SAMOA: Cyclones have increased in frequency and intensity in the last ten years threatening the population of 180,000 living on four main islands in the Samoan Islands group. Sea level rises have also caused coastal erosion. Samoan Meteorological Division Climate and Ozone Services principal scientific officer Sunny Seuseu said Samoa was researching ways to reduce greenhouse emissions by reducing fossil fuels and exploring renewable energy sources including wind, geothermal and solar power.
SOLOMON ISLANDS: Sea level rises have been recorded and king tides have washed over an atoll island in the north of the island group, destroying houses and local crops. Solomon Islands Meteorological Service principal climate officer Lloyd Tahani said the government was making plans to evacuate people from low-lying islands in cases of climatic emergency and had established a team of climate scientists to work in the Solomon Islands to establish early warning systems.
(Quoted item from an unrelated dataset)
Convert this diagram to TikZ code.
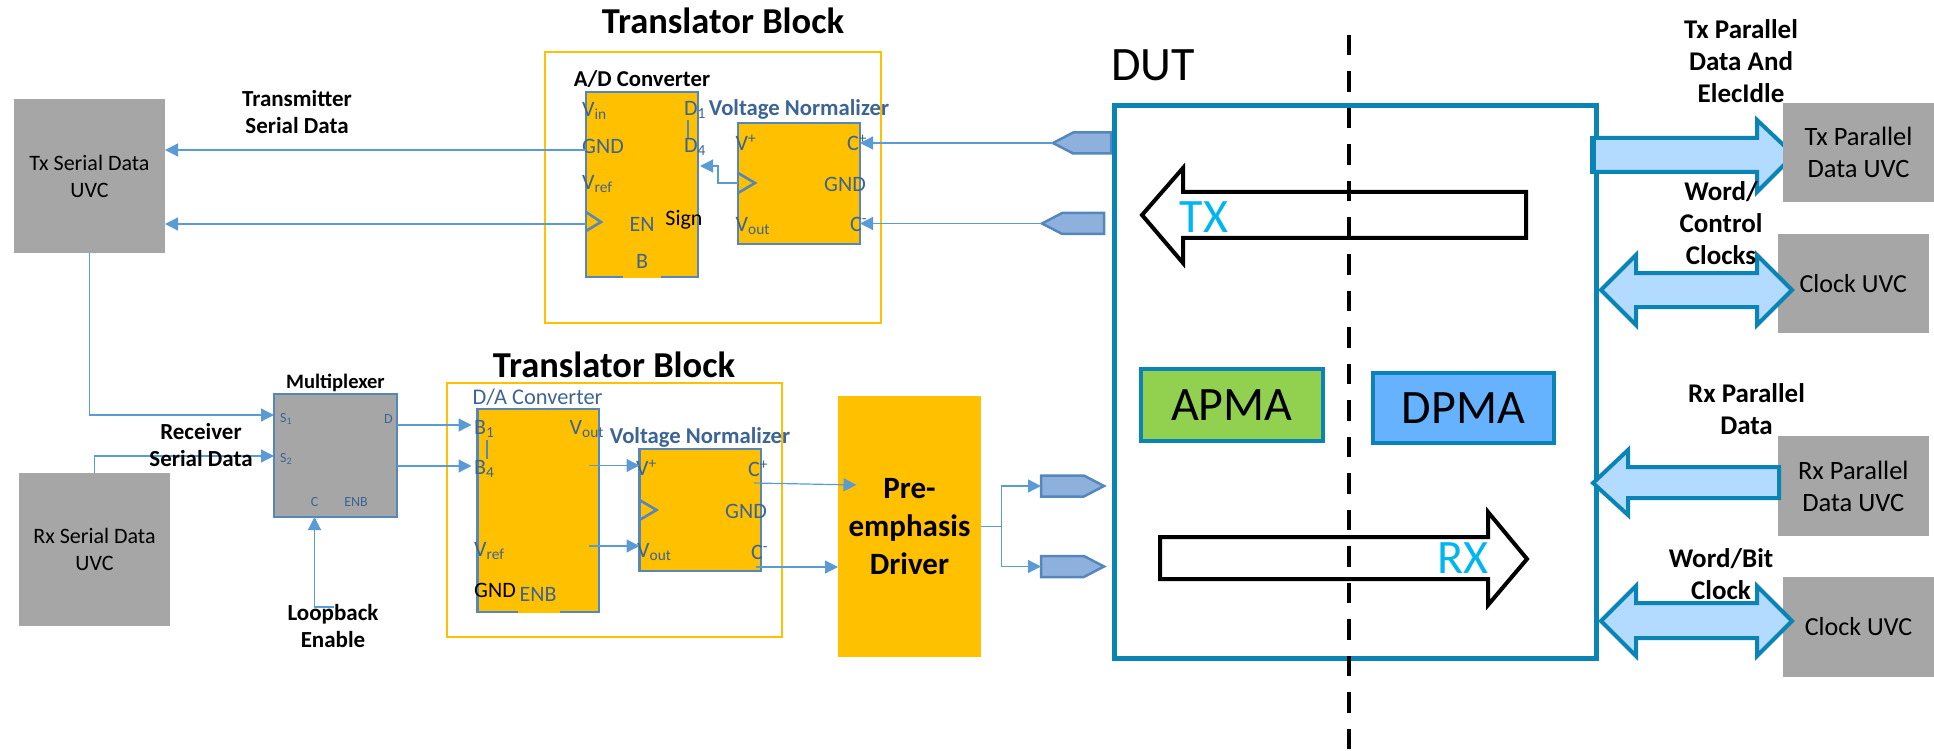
\documentclass[tikz,border=0pt]{standalone}
\usepackage{fontspec}
\setsansfont{Carlito}
\usetikzlibrary{arrows.meta, shapes.symbols}
\definecolor{cblue}{HTML}{5B9BD5}
\definecolor{cedge}{HTML}{5587BC}
\definecolor{cyellow}{HTML}{FFC000}
\definecolor{cgrey}{HTML}{A6A6A6}
\definecolor{cteal}{HTML}{0A83B5}
\definecolor{clight}{HTML}{B3DAFF}
\definecolor{cport}{HTML}{3C6494}
\definecolor{ccyan}{HTML}{00B6F0}
\definecolor{cgreen}{HTML}{92D050}
\definecolor{csky}{HTML}{66B2FF}
\definecolor{cpenta}{HTML}{8DB1DC}
\tikzset{
  every picture/.style={font=\sffamily},
  box/.style={draw=cedge, fill=#1, line width=2.6pt, inner sep=0pt, outer sep=0pt, anchor=north west, align=center},
  box/.default=cyellow,
  uvc/.style={fill=cgrey, inner sep=0pt, outer sep=0pt, anchor=north west, align=center, font=\sffamily\fontsize{#1}{32}\selectfont},
  uvc/.default=26.5,
  serialuvc/.style={uvc, font=\sffamily\fontsize{22}{27}\selectfont},
  frame/.style={draw=cyellow, line width=2pt},
  pma/.style={draw=cteal, fill=#1, line width=4pt, inner sep=0pt, outer sep=0pt, anchor=north west, font=\sffamily\fontsize{48}{52}\selectfont},
  arrow/.style={-{Triangle[length=13pt, width=13pt]}, draw=cblue, line width=1.2pt},
  title/.style={font=\sffamily\bfseries\fontsize{36.5}{40}\selectfont, inner sep=0pt},
  note/.style={font=\sffamily\bfseries\fontsize{23}{27}\selectfont, align=center, inner sep=0pt},
  bignote/.style={font=\sffamily\bfseries\fontsize{27}{32}\selectfont, align=center, inner sep=0pt},
  port/.style={text=cport, font=\sffamily\fontsize{22}{26}\selectfont, inner sep=0pt, anchor=west},
  minport/.style={text=cport, font=\sffamily\fontsize{14}{16}\selectfont, inner sep=0pt},
  head/.style={font=\sffamily\bfseries\fontsize{22.7}{26}\selectfont, inner sep=0pt},
  penta/.style={signal, signal to=#1, draw=cedge, fill=cpenta, line width=2.5pt, inner sep=0pt, outer sep=0pt, minimum height=21pt},
  fat/.style={draw=cteal, fill=clight, line width=4pt, line join=miter},
  hollow/.style={draw=black, fill=white, line width=4pt, line join=miter},
  clockmark/.style={draw=cedge, line width=2.6pt},
}
\begin{document}
\begin{tikzpicture}[x=1pt, y=-1pt]
  \useasboundingbox (0,0) rectangle (1934,751);
  % translator frames
  \draw[frame] (545,52) rectangle (881,323);
  \draw[frame] (447,383) rectangle (781.5,637);
  \node[title] (tbtop) at (723,21) {Translator Block};
  \node[title] (tbbot) at (614,365) {Translator Block};
  % serial side
  \node[serialuvc] (txuvc) at (14,99) [minimum width=151, minimum height=154] {Tx Serial Data\\UVC};
  \node[serialuvc] (rxuvc) at (19,473) [minimum width=151, minimum height=153] {Rx Serial Data\\UVC};
  \node[note] (txnote) at (297,112.5) {Transmitter\\Serial Data};
  \node[note, font=\sffamily\bfseries\fontsize{20.5}{24}\selectfont] (muxtitle) at (335.5,383) {Multiplexer};
  \node[box=cgrey] (mux) at (274,394) [minimum width=123, minimum height=123] {};
  \node[minport, anchor=west] (muxsa) at (280,419) {S\textsubscript{1}};
  \node[minport, anchor=west] (muxsb) at (280,459) {S\textsubscript{2}};
  \node[minport, anchor=west] (muxd) at (384,419) {D};
  \node[minport] (muxc) at (314.5,502) {C};
  \node[minport] (muxenb) at (356,502) {ENB};
  % A/D converter
  \node[head] (adctitle) at (642,79) {A/D Converter};
  \node[box] (adc) at (586,92) [minimum width=112, minimum height=185] {};
  \draw[cyellow, line width=2.6pt] (623,277) -- (661,277);
  \node[port] (adcvin) at (582,111) {V\textsubscript{in}};
  \node[port] (adcdone) at (684,110) {D\textsubscript{1}};
  \node[port] (adcdfour) at (684,147) {D\textsubscript{4}};
  \node[port] (adcgnd) at (582,146) {GND};
  \node[port] (adcvref) at (582,184) {V\textsubscript{ref}};
  \node[port, anchor=center] (adcen) at (642,224) {EN};
  \node[port, anchor=center, text=black] (adcsign) at (684,220) {Sign};
  \node[port, anchor=center] (adcb) at (642,261) {B};
  \draw[cedge, line width=2pt] (688,120) -- (688,138);
  \draw[clockmark] (586,212) -- (601,222) -- (586,231);
  % normalizer on the Tx path
  \node[head, text=cport] (nrmtitleT) at (799,109) {Voltage Normalizer};
  \node[box] (nrmT) at (738,123) [minimum width=122, minimum height=121] {};
  \node[port] (nrmTv) at (735.5,143) {V\textsuperscript{+}};
  \node[port] (nrmTcp) at (847,143) {C\textsuperscript{+}};
  \node[port, anchor=center] (nrmTgnd) at (845,184) {GND};
  \node[port] (nrmTout) at (735.5,226) {V\textsubscript{out}};
  \node[port] (nrmTcm) at (850,224) {C\textsuperscript{-}};
  \draw[clockmark] (738,173) -- (755,183) -- (738,193);
  % D/A converter
  \node[font=\sffamily\fontsize{22.4}{26}\selectfont, text=cport, inner sep=0pt] (dactitle) at (537.5,397) {D/A Converter};
  \node[box] (dac) at (477.5,409) [minimum width=121.5, minimum height=203] {};
  \draw[cyellow, line width=2.6pt] (518,612) -- (560,612);
  \node[port] (dacbone) at (474,429) {B\textsubscript{1}};
  \node[port] (dacbfour) at (474,469) {B\textsubscript{4}};
  \node[port] (dacvout) at (569.5,429) {V\textsubscript{out}};
  \node[port] (dacvref) at (474,551) {V\textsubscript{ref}};
  \node[port, text=black] (dacgnd) at (474,590) {GND};
  \node[port] (dacenb) at (519.5,594) {ENB};
  \draw[cedge, line width=2pt] (487,440) -- (487,459);
  % normalizer on the Rx path
  \node[head, text=cport] (nrmtitleR) at (700,437) {Voltage Normalizer};
  \node[box] (nrmR) at (639.5,449) [minimum width=121.5, minimum height=122] {};
  \node[port] (nrmRv) at (636,468) {V\textsuperscript{+}};
  \node[port] (nrmRcp) at (748,469) {C\textsuperscript{+}};
  \node[port, anchor=center] (nrmRgnd) at (746,511) {GND};
  \node[port] (nrmRout) at (637,552) {V\textsubscript{out}};
  \node[port] (nrmRcm) at (751,552) {C\textsuperscript{-}};
  \draw[clockmark] (639.5,500) -- (656.5,510) -- (639.5,520);
  % driver
  \node[fill=cyellow, inner sep=0pt, outer sep=0pt, anchor=north west, minimum width=143, minimum height=261, align=center, font=\sffamily\bfseries\fontsize{31}{38}\selectfont] (drv) at (838,396) {Pre-\\emphasis\\Driver};
  % pads
  \node[penta=west, signal pointer angle=55, minimum width=58, anchor=east] (padTa) at (1111,143) {};
  \node[penta=west, signal pointer angle=55, minimum width=62, anchor=east] (padTb) at (1104,223.5) {};
  \node[penta=east, signal pointer angle=55, minimum width=63, anchor=west] (padRa) at (1041,486) {};
  \node[penta=east, signal pointer angle=55, minimum width=63, anchor=west] (padRb) at (1041,566.5) {};
  % DUT
  \node[font=\sffamily\fontsize{48}{52}\selectfont, inner sep=0pt, anchor=west] (duttitle) at (1111,65) {DUT};
  \node[draw=cteal, line width=5pt, inner sep=0pt, outer sep=0pt, anchor=north west, minimum width=482, minimum height=552] (dut) at (1114,106) {};
  \draw[fat] (1593,138) -- (1757,138) -- (1757,120) -- (1794,155) -- (1757,192) -- (1757,172) -- (1593,172) -- cycle;
  \draw[cteal, line width=6pt] (1593,136) -- (1593,174);
  \draw[hollow] (1142,215) -- (1183,168) -- (1183,192) -- (1526,192) -- (1526,238) -- (1183,238) -- (1183,263) -- cycle;
  \draw[hollow] (1160,537) -- (1488,537) -- (1488,512) -- (1527,559) -- (1488,605) -- (1488,579) -- (1160,579) -- cycle;
  \node[pma=cgreen] (apma) at (1141,369) [minimum width=181.5, minimum height=71.5] {APMA};
  \node[pma=csky] (dpma) at (1372.5,373) [minimum width=181.5, minimum height=70] {DPMA};
  \draw[line width=4pt, dash pattern=on 20.5pt off 16pt] (1349,35) -- (1349,751);
  \node[font=\sffamily\fontsize{48}{52}\selectfont, text=ccyan, inner sep=0pt] (txtag) at (1204,217) {TX};
  \node[font=\sffamily\fontsize{48}{52}\selectfont, text=ccyan, inner sep=0pt] (rxtag) at (1462.5,558) {RX};
  % parallel side
  \node[uvc] (txpuvc) at (1783,103) [minimum width=151, minimum height=99] {Tx Parallel\\Data UVC};
  \node[uvc=26] (clkuvca) at (1778,234) [minimum width=150.5, minimum height=99] {Clock UVC};
  \node[uvc] (rxpuvc) at (1778,436) [minimum width=150.5, minimum height=100] {Rx Parallel\\Data UVC};
  \node[uvc=26] (clkuvcb) at (1783,577) [minimum width=151, minimum height=100] {Clock UVC};
  \draw[fat] (1601,290) -- (1636,255) -- (1636,273) -- (1757,273) -- (1757,255) -- (1792,290) -- (1757,325) -- (1757,307) -- (1636,307) -- (1636,325) -- cycle;
  \draw[fat] (1593,483) -- (1628,450) -- (1628,467) -- (1779,467) -- (1779,498) -- (1628,498) -- (1628,515) -- cycle;
  \draw[fat] (1601,621) -- (1636,586) -- (1636,603) -- (1757,603) -- (1757,586) -- (1792,621) -- (1757,656) -- (1757,638) -- (1636,638) -- (1636,656) -- cycle;
  \node[bignote] (txpnote) at (1741,61) {Tx Parallel\\Data And\\ElecIdle};
  \node[bignote] (clknotea) at (1721,223) {Word/\\Control\\Clocks};
  \node[bignote] (rxpnote) at (1746.5,409.5) {Rx Parallel\\Data};
  \node[bignote] (clknoteb) at (1721,574.5) {Word/Bit\\Clock};
  % connectors
  \coordinate (adcline) at (586,150);
  \coordinate (adcclock) at (586,224);
  \coordinate (nrmTclock) at (738,183);
  \coordinate (adcback) at (700,166);
  \coordinate (muxa) at (274,415);
  \coordinate (muxb) at (274,456);
  \coordinate (loop) at (334,607);
  \coordinate (dacouta) at (589,465.5);
  \coordinate (dacoutb) at (589,546);
  \coordinate (nrmRoutp) at (754,483);
  \coordinate (nrmRoutm) at (755.5,567);
  \coordinate (drvinp) at (856.5,485);
  \coordinate (split) at (1001.5,526.5);
  \draw[arrow] (adcline) -- (txuvc.east |- adcline);
  \draw[arrow] (adcclock) -- (txuvc.east |- adcclock);
  \draw[arrow] (padTa.west) -- (nrmT.east |- padTa.west);
  \draw[arrow] (padTb.west) -- (nrmT.east |- padTb.west);
  \draw[arrow] (nrmTclock) -| (718,166) -- (adcback);
  \draw[arrow] (txuvc.south) |- (muxa);
  \draw[arrow] (rxuvc.north) |- (muxb);
  \draw[arrow] (loop) -| (muxc.center |- mux.south);
  \draw[arrow] (mux.east |- 0,425) -- (471.5,425);
  \draw[arrow] (mux.east |- 0,466) -- (471.5,466);
  \draw[arrow] (dacouta) -- (nrmR.west |- dacouta);
  \draw[arrow] (dacoutb) -- (nrmR.west |- dacoutb);
  \draw[arrow] (nrmRoutp) -- (drvinp);
  \draw[arrow] (nrmRoutm) -- (drv.west |- nrmRoutm);
  \draw[cblue, line width=1.2pt] (drv.east |- split) -- (split);
  \draw[arrow] (split) |- (padRa.west);
  \draw[arrow] (split) |- (padRb.west);
  \node[note] (rxnote) at (201,445.5) {Receiver\\Serial Data};
  \node[note] (loopnote) at (333,626.5) {Loopback\\Enable};
\end{tikzpicture}
\end{document}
COOK ISLANDS: Tide gauges installed in 1992 show sea levels have risen marginally but tropical cyclones are becoming more frequent and more intense. In 2004-2005, the Cook Islands had five category five cyclones in five weeks lashing the 15 islands scattered over 240 square kilometres located 3000km north east of New Zealand with a population of 14,000 people. In 2004-2005 season some islands were submerged and people had to climb coconut trees and rise the storm out. Local farmers then had to use boats and dive two to three metres to harvest their taro crops.
Cook Islands Meteorological Service director Aruna Ngari said islands had been partially submerged before not this was the first time they had been completely submerged. He said some islanders were abandoning low-lying islands and moving to larger islands.